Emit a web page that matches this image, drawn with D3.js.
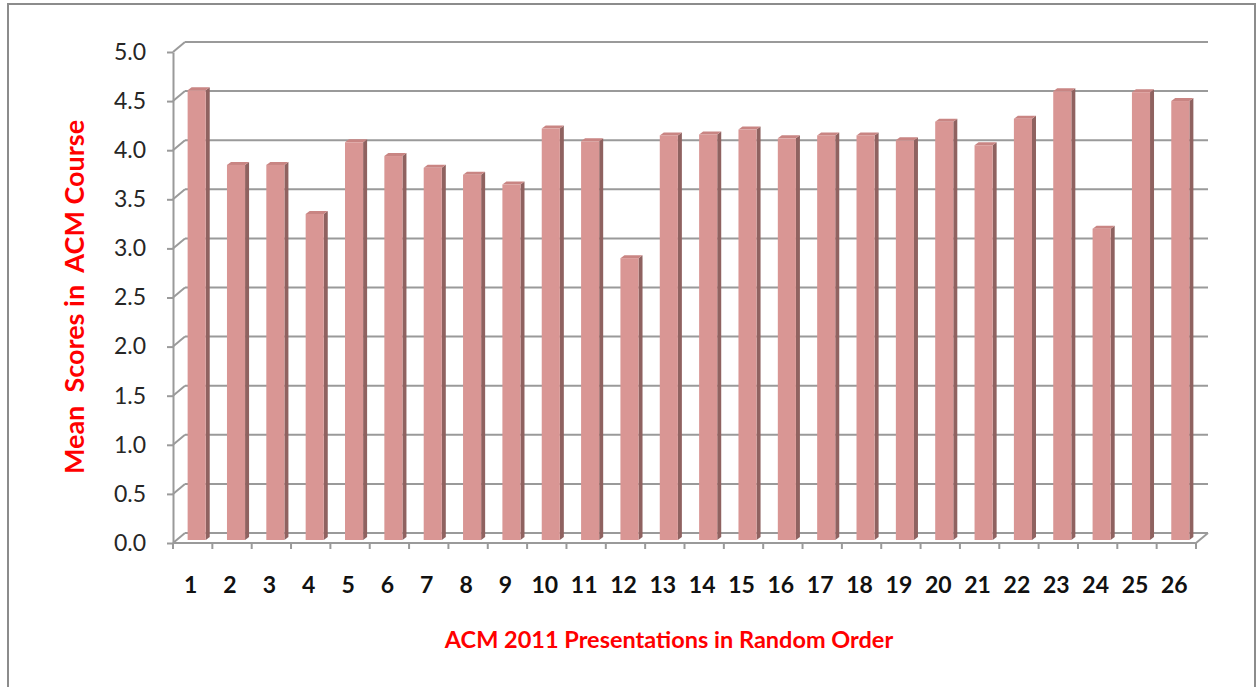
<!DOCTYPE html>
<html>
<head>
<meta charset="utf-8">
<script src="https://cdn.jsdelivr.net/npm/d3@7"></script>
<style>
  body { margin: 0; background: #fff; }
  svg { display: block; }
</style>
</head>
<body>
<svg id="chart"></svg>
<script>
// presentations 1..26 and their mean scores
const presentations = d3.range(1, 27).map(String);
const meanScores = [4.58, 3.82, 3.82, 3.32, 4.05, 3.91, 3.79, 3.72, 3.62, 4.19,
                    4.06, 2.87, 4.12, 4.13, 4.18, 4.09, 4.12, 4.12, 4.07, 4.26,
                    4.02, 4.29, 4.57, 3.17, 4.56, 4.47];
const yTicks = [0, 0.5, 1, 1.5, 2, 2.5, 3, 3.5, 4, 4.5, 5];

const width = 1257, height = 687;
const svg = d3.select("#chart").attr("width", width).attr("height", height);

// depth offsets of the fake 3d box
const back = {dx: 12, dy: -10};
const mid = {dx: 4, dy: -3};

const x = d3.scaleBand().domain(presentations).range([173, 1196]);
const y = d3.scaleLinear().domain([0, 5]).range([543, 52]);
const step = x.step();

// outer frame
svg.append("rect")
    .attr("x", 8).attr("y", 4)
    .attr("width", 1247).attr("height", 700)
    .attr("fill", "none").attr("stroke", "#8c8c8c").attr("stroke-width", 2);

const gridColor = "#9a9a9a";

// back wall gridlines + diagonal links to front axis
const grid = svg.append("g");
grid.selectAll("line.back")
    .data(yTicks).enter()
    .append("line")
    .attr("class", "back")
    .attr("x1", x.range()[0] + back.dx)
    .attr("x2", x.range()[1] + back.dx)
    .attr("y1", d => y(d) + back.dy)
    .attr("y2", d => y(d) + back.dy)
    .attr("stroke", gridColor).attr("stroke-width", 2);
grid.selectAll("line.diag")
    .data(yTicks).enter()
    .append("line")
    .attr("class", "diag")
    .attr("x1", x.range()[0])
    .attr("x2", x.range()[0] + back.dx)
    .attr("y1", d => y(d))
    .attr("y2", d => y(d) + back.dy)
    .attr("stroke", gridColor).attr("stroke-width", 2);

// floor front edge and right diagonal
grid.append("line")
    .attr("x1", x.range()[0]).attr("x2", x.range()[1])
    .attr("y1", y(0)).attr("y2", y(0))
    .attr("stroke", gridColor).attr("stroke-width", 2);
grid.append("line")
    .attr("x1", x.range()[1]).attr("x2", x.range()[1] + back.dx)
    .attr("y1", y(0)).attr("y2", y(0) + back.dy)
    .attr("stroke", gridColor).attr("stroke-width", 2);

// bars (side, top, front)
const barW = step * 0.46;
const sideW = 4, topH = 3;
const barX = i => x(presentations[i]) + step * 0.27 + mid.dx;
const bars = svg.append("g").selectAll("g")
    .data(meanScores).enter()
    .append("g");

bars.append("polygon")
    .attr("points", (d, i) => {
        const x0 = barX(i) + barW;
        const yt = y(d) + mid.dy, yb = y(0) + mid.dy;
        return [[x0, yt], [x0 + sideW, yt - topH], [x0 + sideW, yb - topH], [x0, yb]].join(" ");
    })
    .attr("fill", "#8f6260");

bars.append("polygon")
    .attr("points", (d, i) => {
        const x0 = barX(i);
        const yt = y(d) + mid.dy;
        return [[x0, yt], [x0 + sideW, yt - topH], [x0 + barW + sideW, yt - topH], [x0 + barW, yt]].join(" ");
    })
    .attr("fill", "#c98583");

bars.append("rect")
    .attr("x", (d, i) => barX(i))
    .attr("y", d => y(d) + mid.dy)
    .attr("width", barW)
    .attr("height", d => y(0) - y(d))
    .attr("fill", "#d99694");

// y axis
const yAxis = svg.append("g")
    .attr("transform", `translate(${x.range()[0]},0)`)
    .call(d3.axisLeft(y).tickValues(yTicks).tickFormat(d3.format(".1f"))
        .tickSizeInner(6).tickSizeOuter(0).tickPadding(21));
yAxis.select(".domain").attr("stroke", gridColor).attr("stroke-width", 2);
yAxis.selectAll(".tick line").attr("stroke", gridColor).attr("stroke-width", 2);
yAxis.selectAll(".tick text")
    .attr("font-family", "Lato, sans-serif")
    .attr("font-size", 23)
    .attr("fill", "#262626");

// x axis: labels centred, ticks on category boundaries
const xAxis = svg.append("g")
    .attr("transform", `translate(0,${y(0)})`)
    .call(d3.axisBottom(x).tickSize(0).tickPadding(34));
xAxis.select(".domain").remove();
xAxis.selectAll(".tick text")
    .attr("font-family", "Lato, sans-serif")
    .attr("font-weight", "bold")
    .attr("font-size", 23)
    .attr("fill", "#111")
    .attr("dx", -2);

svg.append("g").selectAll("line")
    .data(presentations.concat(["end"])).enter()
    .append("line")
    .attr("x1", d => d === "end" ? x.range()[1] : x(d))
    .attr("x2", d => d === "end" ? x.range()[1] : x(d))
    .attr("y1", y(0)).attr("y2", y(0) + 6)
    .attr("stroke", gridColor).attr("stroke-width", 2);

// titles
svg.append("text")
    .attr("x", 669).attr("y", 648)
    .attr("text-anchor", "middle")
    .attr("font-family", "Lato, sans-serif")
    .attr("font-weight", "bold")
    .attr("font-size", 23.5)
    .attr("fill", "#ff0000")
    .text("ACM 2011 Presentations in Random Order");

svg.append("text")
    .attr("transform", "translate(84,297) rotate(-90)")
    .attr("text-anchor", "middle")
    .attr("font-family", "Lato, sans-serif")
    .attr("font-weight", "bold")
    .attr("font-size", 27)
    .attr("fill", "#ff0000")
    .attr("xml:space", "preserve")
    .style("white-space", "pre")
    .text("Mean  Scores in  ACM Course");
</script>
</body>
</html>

SHORT PROBLEM: Omit the pictures and reproduce the listing exactly.

FULL ANSWER:
Emit a web page that matches this image, drawn with D3.js.
<!DOCTYPE html>
<html>
<head>
<meta charset="utf-8">
<script src="https://cdn.jsdelivr.net/npm/d3@7"></script>
<style>
  body { margin: 0; background: #fff; }
  svg { display: block; }
</style>
</head>
<body>
<svg id="chart"></svg>
<script>
// presentations 1..26 and their mean scores
const presentations = d3.range(1, 27).map(String);
const meanScores = [4.58, 3.82, 3.82, 3.32, 4.05, 3.91, 3.79, 3.72, 3.62, 4.19,
                    4.06, 2.87, 4.12, 4.13, 4.18, 4.09, 4.12, 4.12, 4.07, 4.26,
                    4.02, 4.29, 4.57, 3.17, 4.56, 4.47];
const yTicks = [0, 0.5, 1, 1.5, 2, 2.5, 3, 3.5, 4, 4.5, 5];

const width = 1257, height = 687;
const svg = d3.select("#chart").attr("width", width).attr("height", height);

// depth offsets of the fake 3d box
const back = {dx: 12, dy: -10};
const mid = {dx: 4, dy: -3};

const x = d3.scaleBand().domain(presentations).range([173, 1196]);
const y = d3.scaleLinear().domain([0, 5]).range([543, 52]);
const step = x.step();

// outer frame
svg.append("rect")
    .attr("x", 8).attr("y", 4)
    .attr("width", 1247).attr("height", 700)
    .attr("fill", "none").attr("stroke", "#8c8c8c").attr("stroke-width", 2);

const gridColor = "#9a9a9a";

// back wall gridlines + diagonal links to front axis
const grid = svg.append("g");
grid.selectAll("line.back")
    .data(yTicks).enter()
    .append("line")
    .attr("class", "back")
    .attr("x1", x.range()[0] + back.dx)
    .attr("x2", x.range()[1] + back.dx)
    .attr("y1", d => y(d) + back.dy)
    .attr("y2", d => y(d) + back.dy)
    .attr("stroke", gridColor).attr("stroke-width", 2);
grid.selectAll("line.diag")
    .data(yTicks).enter()
    .append("line")
    .attr("class", "diag")
    .attr("x1", x.range()[0])
    .attr("x2", x.range()[0] + back.dx)
    .attr("y1", d => y(d))
    .attr("y2", d => y(d) + back.dy)
    .attr("stroke", gridColor).attr("stroke-width", 2);

// floor front edge and right diagonal
grid.append("line")
    .attr("x1", x.range()[0]).attr("x2", x.range()[1])
    .attr("y1", y(0)).attr("y2", y(0))
    .attr("stroke", gridColor).attr("stroke-width", 2);
grid.append("line")
    .attr("x1", x.range()[1]).attr("x2", x.range()[1] + back.dx)
    .attr("y1", y(0)).attr("y2", y(0) + back.dy)
    .attr("stroke", gridColor).attr("stroke-width", 2);

// bars (side, top, front)
const barW = step * 0.46;
const sideW = 4, topH = 3;
const barX = i => x(presentations[i]) + step * 0.27 + mid.dx;
const bars = svg.append("g").selectAll("g")
    .data(meanScores).enter()
    .append("g");

bars.append("polygon")
    .attr("points", (d, i) => {
        const x0 = barX(i) + barW;
        const yt = y(d) + mid.dy, yb = y(0) + mid.dy;
        return [[x0, yt], [x0 + sideW, yt - topH], [x0 + sideW, yb - topH], [x0, yb]].join(" ");
    })
    .attr("fill", "#8f6260");

bars.append("polygon")
    .attr("points", (d, i) => {
        const x0 = barX(i);
        const yt = y(d) + mid.dy;
        return [[x0, yt], [x0 + sideW, yt - topH], [x0 + barW + sideW, yt - topH], [x0 + barW, yt]].join(" ");
    })
    .attr("fill", "#c98583");

bars.append("rect")
    .attr("x", (d, i) => barX(i))
    .attr("y", d => y(d) + mid.dy)
    .attr("width", barW)
    .attr("height", d => y(0) - y(d))
    .attr("fill", "#d99694");

// y axis
const yAxis = svg.append("g")
    .attr("transform", `translate(${x.range()[0]},0)`)
    .call(d3.axisLeft(y).tickValues(yTicks).tickFormat(d3.format(".1f"))
        .tickSizeInner(6).tickSizeOuter(0).tickPadding(21));
yAxis.select(".domain").attr("stroke", gridColor).attr("stroke-width", 2);
yAxis.selectAll(".tick line").attr("stroke", gridColor).attr("stroke-width", 2);
yAxis.selectAll(".tick text")
    .attr("font-family", "Lato, sans-serif")
    .attr("font-size", 23)
    .attr("fill", "#262626");

// x axis: labels centred, ticks on category boundaries
const xAxis = svg.append("g")
    .attr("transform", `translate(0,${y(0)})`)
    .call(d3.axisBottom(x).tickSize(0).tickPadding(34));
xAxis.select(".domain").remove();
xAxis.selectAll(".tick text")
    .attr("font-family", "Lato, sans-serif")
    .attr("font-weight", "bold")
    .attr("font-size", 23)
    .attr("fill", "#111")
    .attr("dx", -2);

svg.append("g").selectAll("line")
    .data(presentations.concat(["end"])).enter()
    .append("line")
    .attr("x1", d => d === "end" ? x.range()[1] : x(d))
    .attr("x2", d => d === "end" ? x.range()[1] : x(d))
    .attr("y1", y(0)).attr("y2", y(0) + 6)
    .attr("stroke", gridColor).attr("stroke-width", 2);

// titles
svg.append("text")
    .attr("x", 669).attr("y", 648)
    .attr("text-anchor", "middle")
    .attr("font-family", "Lato, sans-serif")
    .attr("font-weight", "bold")
    .attr("font-size", 23.5)
    .attr("fill", "#ff0000")
    .text("ACM 2011 Presentations in Random Order");

svg.append("text")
    .attr("transform", "translate(84,297) rotate(-90)")
    .attr("text-anchor", "middle")
    .attr("font-family", "Lato, sans-serif")
    .attr("font-weight", "bold")
    .attr("font-size", 27)
    .attr("fill", "#ff0000")
    .attr("xml:space", "preserve")
    .style("white-space", "pre")
    .text("Mean  Scores in  ACM Course");
</script>
</body>
</html>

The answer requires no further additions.